For March, monthly gasoline sector purchases were up 14.1% on debit and 18.1% on credit. Gasoline transactions were up 5% on debit and 5.2% on credit when compared to March 2024. “In summary, with higher gasoline prices, consumers appear to be purchasing more gallons and making more transactions than in March 2025, at least in the short term,” said the Velera report.

 

Balance transfers: “The first quarter of each year remains the peak month for balance transfer/ convenience check usage. Whether used to pay off high-interest rate credit cards from holiday spending or to pay taxes owed, they remain a useful and appreciated tool for members,” noted the Index. “We consistently see an annual cycle with elevated activity in the first three months of each year, but in 2025, there was also an uptick in monthly transferred dollars from August through the end of the year.” Year-over-year, the number of balance consolidation transactions was flat at 0% when compared to March 2025. For those who used balance transfers in March 2026, the average balance transfer amount was $4,917, up $6 compared to 2025.

 

Credit card balances: Card balances have softened during the first quarter of 2026, trailing the same period in 2025. In March, the average balance among gross active accounts was $2,930, down 0.7% (or $21) from a year earlier. Total credit card balance growth was also negative, declining 1.5% year-over-year. “This moderation reflects not only typical holiday spending paydown, but also a meaningful shift in consumer cash flow,” said Velera. Credit card delinquencies during the first quarter of 2026, the credit card delinquency rate followed the typical pattern of gradual improvement after peaking in January. In March, the delinquency rate stood at 2.49%, up 18 basis points (or 7.8%) from a year earlier and 16 basis points lower than the January level of 2.73%.


 

What Credit Unions Should Do Now

 

The Index recommended opportunities for credit unions such as:

 

  • Boost top-of-wallet behavior with strategic awareness campaigns. “Awareness campaigns are a cost-effective way to keep your card top of mind without relying on incentives. By highlighting your financial institution's benefits and core card features, you reinforce everyday relevance and strengthen top-of wallet behavior,” the report stated.

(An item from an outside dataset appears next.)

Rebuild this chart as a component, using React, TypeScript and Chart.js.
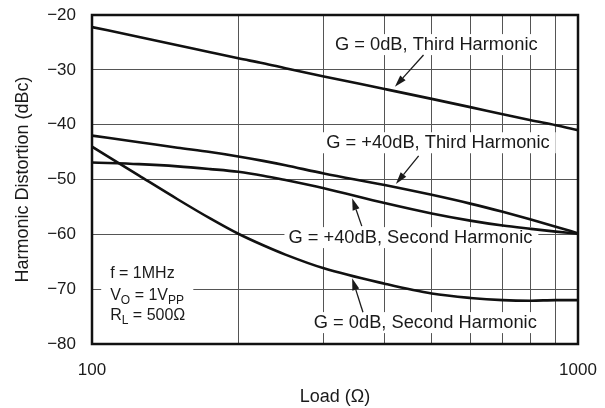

  • Elevate member engagement through proactive, personalized interactions. Velera suggested: “Payments are among the most frequent touchpoints members have with their credit union, making engagement a powerful driver of loyalty. Proactive, personalized interactions – such as financial education and wellness guidance, loyalty-building rewards and promotion of digital banking capabilities – strengthen member connections and long-term value.”

  • Drive seasonal payment growth with targeted, data-driven engagement. “Targeted engagement is essential to a strong payments strategy. Using data driven insights to deliver timely, seasonal campaigns helps credit unions boost payment activity, deepen relationships and deliver meaningful value. Usage campaigns efficiently influence cardholder behavior during high spend periods like back-to-school.”